**PROBLEM TO WORK ON:** Only the span from the line containing "Convert this chart to Bokeh code." down to the line containing "from bokeh.resources import INLINE" is to be printed, exactly and inclusively, with pictures omitted.

**LISTING:**
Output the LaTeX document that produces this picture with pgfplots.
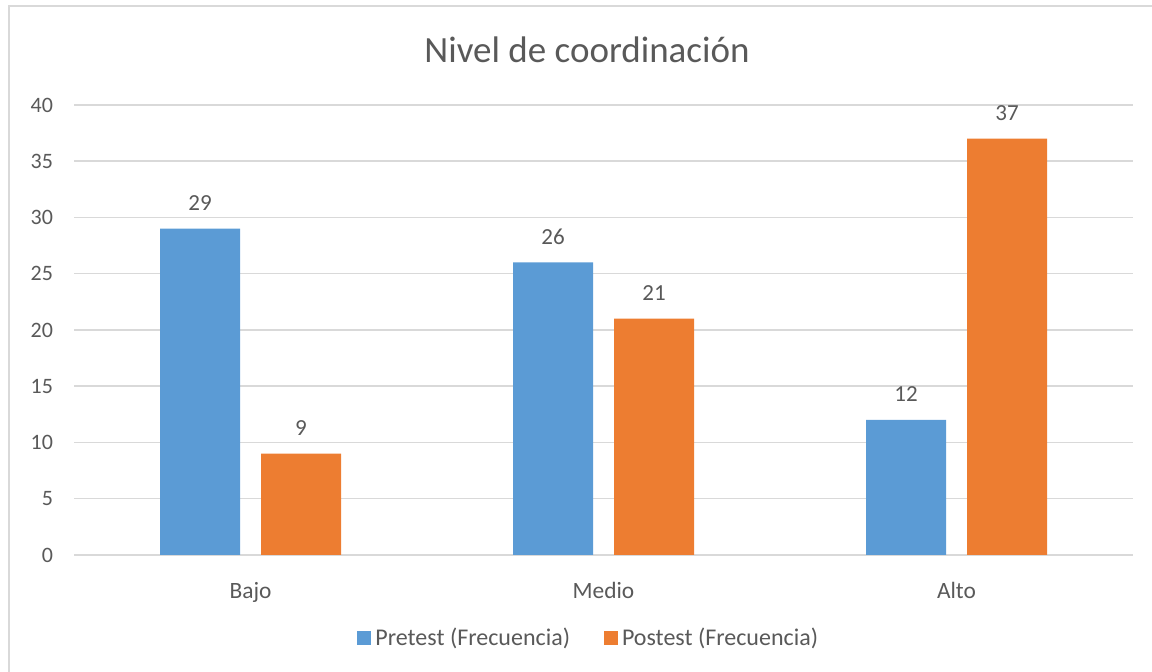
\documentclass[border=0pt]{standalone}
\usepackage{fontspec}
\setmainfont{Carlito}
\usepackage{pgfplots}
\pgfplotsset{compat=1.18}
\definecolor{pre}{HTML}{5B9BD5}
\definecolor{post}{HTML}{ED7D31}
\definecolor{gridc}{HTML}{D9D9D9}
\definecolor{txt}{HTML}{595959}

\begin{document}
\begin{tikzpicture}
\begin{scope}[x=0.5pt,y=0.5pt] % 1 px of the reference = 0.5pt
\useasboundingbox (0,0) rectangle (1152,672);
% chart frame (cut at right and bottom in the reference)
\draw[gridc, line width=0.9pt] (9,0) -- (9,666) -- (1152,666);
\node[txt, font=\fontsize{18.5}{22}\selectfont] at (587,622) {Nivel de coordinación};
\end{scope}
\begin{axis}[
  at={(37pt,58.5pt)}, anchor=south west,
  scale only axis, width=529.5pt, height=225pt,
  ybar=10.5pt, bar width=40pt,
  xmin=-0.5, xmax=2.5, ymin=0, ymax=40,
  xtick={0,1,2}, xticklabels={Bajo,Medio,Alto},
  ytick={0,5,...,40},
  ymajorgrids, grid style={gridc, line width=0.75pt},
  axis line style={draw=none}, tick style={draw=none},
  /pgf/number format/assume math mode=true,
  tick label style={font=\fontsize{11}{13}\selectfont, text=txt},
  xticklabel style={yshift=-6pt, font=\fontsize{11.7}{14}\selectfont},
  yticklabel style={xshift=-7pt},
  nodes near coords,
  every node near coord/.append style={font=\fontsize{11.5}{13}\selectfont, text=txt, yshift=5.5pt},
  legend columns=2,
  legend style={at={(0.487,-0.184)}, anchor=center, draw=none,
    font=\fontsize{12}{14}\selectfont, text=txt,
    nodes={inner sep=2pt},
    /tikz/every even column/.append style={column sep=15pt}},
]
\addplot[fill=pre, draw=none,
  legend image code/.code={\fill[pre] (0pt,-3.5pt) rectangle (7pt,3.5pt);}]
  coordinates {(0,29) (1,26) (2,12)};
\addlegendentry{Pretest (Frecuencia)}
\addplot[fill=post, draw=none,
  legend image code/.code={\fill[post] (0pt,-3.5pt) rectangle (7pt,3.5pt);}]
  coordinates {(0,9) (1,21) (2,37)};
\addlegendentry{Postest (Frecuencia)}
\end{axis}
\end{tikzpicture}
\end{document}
==
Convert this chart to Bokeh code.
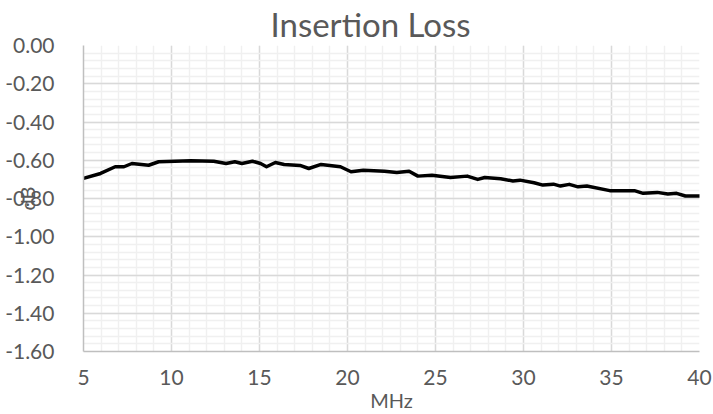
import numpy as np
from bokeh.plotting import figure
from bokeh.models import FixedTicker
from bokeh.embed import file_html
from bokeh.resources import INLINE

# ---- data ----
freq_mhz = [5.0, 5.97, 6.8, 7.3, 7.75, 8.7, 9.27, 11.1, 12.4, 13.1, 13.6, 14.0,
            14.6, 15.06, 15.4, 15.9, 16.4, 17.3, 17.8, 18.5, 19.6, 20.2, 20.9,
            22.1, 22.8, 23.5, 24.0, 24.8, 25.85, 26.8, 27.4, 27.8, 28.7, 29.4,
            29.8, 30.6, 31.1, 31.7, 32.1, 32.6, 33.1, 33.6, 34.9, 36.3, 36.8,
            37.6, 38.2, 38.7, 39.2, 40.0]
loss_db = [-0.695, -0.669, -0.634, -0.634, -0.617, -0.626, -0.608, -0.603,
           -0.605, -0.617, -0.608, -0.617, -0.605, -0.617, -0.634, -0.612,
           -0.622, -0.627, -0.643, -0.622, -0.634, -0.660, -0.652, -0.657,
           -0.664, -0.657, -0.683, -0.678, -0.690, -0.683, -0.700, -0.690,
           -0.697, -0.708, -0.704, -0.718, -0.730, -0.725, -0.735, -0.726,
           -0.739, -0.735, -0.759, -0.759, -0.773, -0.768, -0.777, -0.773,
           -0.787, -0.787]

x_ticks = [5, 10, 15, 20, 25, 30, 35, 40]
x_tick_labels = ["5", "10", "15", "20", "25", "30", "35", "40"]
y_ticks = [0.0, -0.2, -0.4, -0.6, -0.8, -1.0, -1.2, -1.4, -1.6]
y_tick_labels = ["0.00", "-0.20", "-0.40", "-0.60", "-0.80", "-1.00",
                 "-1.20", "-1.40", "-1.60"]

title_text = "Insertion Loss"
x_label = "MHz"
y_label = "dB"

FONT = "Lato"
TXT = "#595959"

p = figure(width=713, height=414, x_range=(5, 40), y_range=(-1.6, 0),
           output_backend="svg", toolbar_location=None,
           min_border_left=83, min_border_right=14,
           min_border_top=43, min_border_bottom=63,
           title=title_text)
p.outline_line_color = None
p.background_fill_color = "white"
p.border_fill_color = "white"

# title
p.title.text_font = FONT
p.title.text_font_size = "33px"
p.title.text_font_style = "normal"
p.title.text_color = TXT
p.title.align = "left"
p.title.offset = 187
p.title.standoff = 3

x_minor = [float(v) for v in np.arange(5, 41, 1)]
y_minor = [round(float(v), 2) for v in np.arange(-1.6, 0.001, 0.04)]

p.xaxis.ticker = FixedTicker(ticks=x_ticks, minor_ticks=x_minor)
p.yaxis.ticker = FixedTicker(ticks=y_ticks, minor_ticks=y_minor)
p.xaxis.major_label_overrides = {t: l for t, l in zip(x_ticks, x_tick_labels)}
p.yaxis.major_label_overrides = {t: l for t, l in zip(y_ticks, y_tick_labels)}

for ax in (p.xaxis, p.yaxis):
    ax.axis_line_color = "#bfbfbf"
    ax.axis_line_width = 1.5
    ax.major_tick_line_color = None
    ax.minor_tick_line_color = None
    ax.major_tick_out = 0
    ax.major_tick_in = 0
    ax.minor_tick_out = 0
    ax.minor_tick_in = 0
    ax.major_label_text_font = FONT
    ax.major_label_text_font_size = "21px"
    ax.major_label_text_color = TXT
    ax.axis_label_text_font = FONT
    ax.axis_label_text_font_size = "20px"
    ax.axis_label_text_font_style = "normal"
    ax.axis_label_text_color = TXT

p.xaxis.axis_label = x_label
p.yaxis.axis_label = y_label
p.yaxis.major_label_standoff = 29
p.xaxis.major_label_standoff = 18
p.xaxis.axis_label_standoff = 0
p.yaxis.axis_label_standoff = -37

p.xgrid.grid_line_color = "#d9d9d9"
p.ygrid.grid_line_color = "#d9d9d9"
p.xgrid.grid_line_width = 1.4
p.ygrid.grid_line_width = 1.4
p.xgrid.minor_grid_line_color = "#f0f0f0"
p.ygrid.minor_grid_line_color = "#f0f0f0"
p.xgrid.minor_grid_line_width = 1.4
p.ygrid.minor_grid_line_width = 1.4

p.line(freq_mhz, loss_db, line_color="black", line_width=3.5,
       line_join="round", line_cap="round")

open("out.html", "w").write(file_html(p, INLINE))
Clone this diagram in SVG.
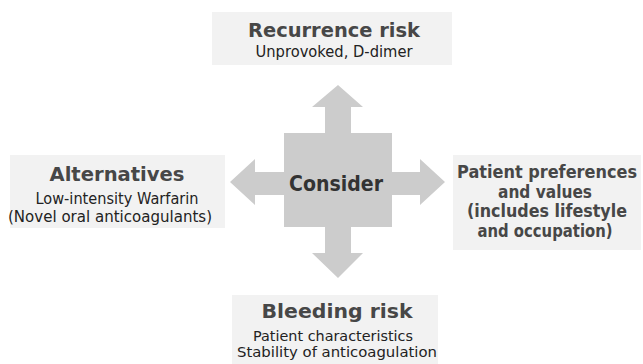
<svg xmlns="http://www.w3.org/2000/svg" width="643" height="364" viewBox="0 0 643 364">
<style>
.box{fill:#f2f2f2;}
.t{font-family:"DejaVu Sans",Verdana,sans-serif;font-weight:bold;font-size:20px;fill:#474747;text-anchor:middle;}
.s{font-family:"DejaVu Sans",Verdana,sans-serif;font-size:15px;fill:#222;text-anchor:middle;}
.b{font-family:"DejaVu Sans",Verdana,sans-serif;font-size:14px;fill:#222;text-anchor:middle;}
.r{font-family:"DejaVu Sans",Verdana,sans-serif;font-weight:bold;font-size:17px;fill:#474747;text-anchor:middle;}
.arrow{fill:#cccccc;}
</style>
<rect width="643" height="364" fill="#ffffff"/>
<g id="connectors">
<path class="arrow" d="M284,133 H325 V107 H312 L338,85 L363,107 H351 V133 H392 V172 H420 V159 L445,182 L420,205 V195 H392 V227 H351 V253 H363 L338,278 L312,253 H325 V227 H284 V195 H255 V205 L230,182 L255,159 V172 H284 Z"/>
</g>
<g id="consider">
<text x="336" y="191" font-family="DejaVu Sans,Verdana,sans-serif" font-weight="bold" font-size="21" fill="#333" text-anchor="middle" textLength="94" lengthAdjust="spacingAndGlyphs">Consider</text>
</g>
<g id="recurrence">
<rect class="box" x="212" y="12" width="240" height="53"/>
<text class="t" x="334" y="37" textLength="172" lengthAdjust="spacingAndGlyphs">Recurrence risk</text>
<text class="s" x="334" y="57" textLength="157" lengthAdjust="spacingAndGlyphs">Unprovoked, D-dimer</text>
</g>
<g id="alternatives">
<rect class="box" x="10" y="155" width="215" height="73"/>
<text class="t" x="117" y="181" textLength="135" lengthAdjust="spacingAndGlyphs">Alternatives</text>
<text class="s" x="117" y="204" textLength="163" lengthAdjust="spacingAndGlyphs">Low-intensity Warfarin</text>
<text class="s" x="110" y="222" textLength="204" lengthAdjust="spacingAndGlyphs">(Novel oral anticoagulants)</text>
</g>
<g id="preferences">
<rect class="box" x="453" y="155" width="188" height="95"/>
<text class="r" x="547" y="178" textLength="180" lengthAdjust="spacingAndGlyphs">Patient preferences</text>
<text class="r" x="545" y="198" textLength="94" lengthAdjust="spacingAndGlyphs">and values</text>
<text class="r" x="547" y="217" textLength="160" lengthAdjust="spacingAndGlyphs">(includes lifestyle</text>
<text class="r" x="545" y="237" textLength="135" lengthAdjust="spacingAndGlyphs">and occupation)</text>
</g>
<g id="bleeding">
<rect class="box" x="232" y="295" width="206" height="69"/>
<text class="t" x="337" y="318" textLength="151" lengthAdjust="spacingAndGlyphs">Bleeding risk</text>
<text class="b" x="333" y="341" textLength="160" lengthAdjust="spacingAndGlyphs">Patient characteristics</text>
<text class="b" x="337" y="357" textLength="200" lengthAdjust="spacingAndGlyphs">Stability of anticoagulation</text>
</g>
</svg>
==
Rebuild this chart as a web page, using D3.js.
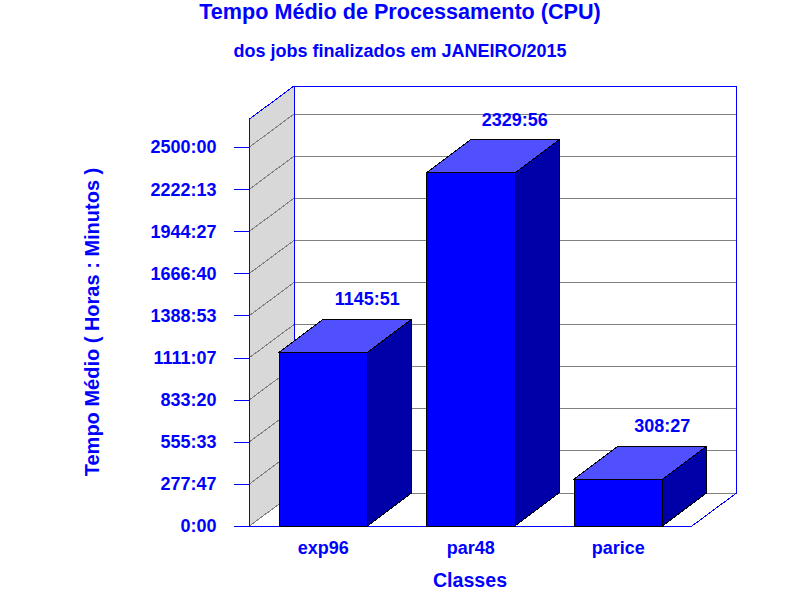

**IN RESPONSE:**
Convert this chart to Bokeh code.
import numpy as np
from bokeh.plotting import figure
from bokeh.models import FixedTicker
from bokeh.embed import file_html
from bokeh.resources import INLINE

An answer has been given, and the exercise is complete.